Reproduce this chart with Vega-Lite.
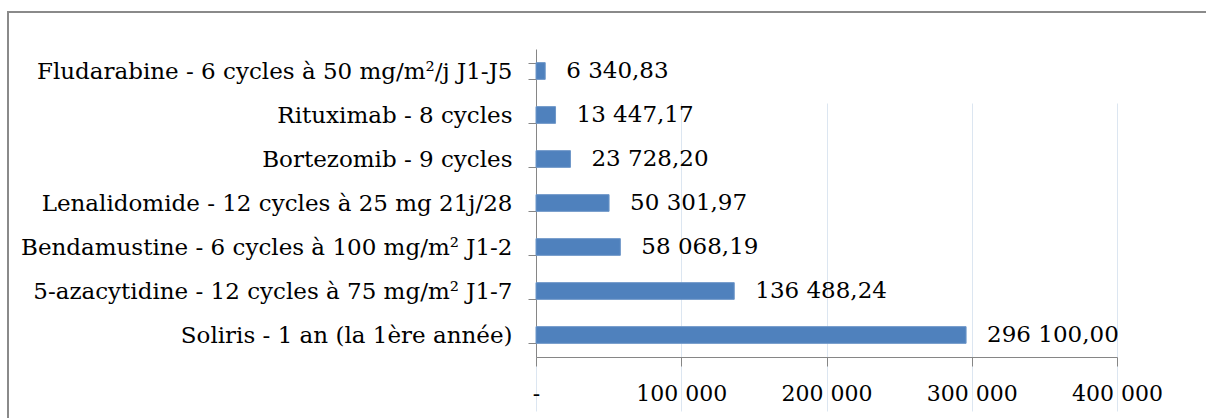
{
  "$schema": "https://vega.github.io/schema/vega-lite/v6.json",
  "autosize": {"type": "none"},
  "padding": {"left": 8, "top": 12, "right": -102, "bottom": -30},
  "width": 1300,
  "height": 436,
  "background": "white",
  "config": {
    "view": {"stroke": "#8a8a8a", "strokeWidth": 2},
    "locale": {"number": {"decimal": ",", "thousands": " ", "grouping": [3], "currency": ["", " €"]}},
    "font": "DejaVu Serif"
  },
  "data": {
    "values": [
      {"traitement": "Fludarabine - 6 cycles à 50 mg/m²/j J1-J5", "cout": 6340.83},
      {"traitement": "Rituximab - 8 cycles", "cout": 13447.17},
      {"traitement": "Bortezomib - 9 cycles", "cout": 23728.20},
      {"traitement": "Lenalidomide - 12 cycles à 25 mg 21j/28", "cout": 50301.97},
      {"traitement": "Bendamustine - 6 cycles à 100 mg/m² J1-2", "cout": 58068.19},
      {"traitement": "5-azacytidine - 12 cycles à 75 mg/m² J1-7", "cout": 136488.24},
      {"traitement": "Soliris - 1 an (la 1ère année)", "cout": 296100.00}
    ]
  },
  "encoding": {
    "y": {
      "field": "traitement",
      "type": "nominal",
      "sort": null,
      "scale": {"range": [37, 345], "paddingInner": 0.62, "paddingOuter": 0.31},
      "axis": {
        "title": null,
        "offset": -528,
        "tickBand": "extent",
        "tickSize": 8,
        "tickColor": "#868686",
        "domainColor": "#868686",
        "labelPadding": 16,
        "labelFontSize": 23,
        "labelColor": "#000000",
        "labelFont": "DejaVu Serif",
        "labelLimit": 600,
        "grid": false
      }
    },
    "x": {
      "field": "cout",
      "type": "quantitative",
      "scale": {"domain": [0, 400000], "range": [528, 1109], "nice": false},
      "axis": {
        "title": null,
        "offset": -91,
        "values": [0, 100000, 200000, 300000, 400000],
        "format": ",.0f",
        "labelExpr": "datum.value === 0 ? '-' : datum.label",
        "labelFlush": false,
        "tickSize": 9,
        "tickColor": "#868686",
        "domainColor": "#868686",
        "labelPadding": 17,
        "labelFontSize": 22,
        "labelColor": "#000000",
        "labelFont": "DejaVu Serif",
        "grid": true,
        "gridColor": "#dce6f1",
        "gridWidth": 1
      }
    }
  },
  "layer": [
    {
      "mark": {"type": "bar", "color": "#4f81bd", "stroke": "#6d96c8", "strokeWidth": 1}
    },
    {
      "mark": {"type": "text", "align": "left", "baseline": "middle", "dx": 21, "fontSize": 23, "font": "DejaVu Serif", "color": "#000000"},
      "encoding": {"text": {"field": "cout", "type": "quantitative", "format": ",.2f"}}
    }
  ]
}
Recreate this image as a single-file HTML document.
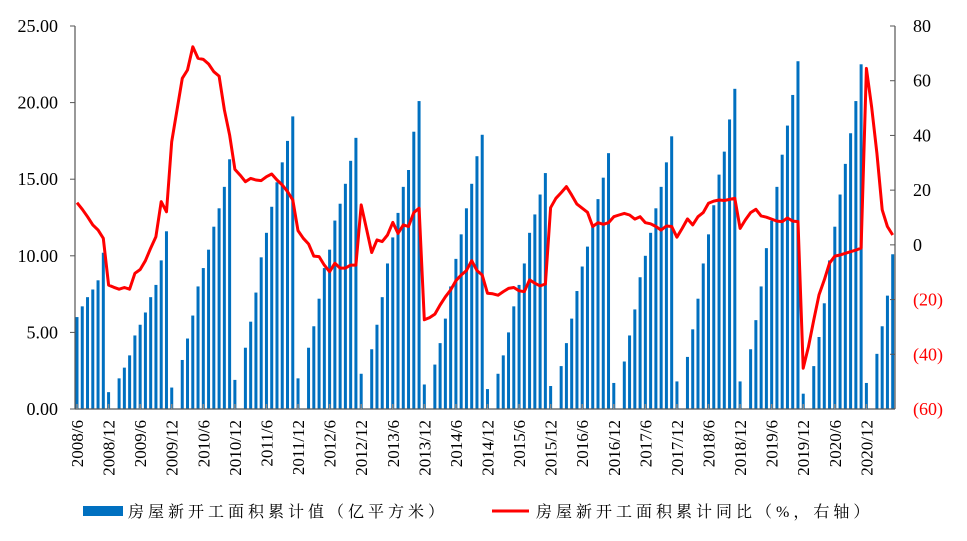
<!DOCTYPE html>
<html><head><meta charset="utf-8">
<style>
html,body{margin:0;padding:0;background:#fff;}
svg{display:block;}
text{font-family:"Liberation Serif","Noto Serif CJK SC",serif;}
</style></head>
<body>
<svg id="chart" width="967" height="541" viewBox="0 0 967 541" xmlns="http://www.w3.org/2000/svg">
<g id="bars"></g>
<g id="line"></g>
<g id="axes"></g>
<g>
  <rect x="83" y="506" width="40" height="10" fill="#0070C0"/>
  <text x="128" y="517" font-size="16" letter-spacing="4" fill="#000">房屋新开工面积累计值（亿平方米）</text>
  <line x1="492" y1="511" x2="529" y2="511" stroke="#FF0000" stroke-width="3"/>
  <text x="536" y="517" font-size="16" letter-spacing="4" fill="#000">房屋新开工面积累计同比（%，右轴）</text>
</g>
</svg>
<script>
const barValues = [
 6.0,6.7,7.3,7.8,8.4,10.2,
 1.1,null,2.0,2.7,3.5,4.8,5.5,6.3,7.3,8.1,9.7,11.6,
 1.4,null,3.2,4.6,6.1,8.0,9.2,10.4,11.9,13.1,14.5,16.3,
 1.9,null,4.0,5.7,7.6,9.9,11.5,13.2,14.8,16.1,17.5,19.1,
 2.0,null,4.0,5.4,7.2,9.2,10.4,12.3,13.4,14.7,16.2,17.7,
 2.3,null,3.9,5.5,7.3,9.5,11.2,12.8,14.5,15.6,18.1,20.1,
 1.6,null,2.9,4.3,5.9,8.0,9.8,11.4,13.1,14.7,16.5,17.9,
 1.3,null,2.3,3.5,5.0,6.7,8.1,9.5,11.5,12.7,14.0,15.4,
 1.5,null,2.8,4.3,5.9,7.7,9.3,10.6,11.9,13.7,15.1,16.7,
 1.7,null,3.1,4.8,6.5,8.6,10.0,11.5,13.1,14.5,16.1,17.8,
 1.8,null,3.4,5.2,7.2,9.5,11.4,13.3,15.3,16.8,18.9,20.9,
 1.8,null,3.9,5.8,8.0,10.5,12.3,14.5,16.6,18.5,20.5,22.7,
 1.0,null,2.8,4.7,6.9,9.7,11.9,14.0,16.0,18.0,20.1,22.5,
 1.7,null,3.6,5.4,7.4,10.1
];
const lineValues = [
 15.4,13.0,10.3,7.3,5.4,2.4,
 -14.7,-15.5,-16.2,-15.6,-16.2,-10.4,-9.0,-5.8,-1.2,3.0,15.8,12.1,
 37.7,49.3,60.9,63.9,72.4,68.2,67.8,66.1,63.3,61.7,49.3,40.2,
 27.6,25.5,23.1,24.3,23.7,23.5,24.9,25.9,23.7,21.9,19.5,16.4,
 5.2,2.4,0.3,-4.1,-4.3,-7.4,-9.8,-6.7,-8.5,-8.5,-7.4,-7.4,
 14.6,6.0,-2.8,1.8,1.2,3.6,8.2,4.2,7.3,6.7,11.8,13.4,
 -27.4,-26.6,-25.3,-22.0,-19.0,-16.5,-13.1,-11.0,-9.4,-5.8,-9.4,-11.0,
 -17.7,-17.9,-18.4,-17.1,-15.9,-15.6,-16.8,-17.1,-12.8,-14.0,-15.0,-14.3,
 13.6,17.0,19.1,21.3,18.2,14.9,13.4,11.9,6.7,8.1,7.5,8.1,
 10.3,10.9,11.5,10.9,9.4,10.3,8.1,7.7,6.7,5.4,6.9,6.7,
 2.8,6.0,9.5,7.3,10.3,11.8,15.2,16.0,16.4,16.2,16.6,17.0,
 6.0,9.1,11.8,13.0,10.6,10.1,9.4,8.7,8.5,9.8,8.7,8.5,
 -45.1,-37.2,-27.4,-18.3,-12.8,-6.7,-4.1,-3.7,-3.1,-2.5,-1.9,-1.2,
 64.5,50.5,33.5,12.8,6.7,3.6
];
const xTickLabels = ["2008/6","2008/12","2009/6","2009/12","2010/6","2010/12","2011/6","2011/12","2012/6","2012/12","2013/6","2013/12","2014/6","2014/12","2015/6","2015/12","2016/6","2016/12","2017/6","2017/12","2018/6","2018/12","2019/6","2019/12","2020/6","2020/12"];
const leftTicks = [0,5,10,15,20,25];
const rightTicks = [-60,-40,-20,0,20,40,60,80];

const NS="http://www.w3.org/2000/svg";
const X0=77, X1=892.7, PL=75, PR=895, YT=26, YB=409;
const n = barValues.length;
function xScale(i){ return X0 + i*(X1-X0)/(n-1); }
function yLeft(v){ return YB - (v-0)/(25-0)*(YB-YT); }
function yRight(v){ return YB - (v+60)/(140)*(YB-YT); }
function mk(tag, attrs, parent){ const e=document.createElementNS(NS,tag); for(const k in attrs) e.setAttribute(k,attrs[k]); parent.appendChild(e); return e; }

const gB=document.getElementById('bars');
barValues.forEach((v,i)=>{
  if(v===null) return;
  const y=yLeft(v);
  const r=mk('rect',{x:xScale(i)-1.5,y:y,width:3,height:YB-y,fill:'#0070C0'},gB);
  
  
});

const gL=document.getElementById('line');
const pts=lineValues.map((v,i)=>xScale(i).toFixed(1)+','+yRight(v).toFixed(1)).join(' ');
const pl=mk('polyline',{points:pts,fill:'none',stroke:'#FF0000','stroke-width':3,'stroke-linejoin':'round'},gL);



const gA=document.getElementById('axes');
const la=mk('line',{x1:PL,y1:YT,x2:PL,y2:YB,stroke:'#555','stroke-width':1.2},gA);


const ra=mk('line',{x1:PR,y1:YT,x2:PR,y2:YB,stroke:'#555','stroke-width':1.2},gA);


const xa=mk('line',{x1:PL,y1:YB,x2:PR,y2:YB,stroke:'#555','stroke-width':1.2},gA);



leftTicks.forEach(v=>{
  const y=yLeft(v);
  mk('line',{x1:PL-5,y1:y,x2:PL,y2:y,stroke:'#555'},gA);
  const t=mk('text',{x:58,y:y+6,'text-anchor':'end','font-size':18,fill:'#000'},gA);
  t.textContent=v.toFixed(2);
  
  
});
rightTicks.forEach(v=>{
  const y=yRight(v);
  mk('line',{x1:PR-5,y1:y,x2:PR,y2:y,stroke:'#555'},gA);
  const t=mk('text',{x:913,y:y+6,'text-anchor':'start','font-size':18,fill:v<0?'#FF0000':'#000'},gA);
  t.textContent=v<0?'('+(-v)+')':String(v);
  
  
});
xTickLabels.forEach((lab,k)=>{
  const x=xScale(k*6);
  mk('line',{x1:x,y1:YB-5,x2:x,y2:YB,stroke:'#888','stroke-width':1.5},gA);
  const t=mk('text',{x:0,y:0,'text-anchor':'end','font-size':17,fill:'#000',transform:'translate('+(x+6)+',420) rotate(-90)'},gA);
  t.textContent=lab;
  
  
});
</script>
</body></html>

===

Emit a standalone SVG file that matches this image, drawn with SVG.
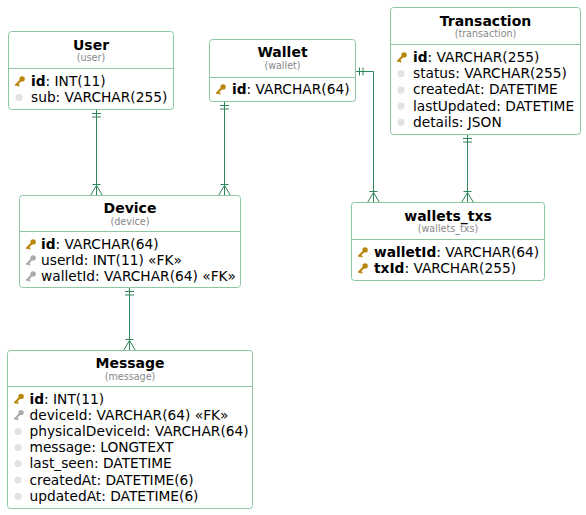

===

Using the listing above, pull out all lines that hold the word "image".

:: Task result ::
Recreate this image as a single-file HTML document.
Emit a standalone SVG file that matches this image, drawn with SVG.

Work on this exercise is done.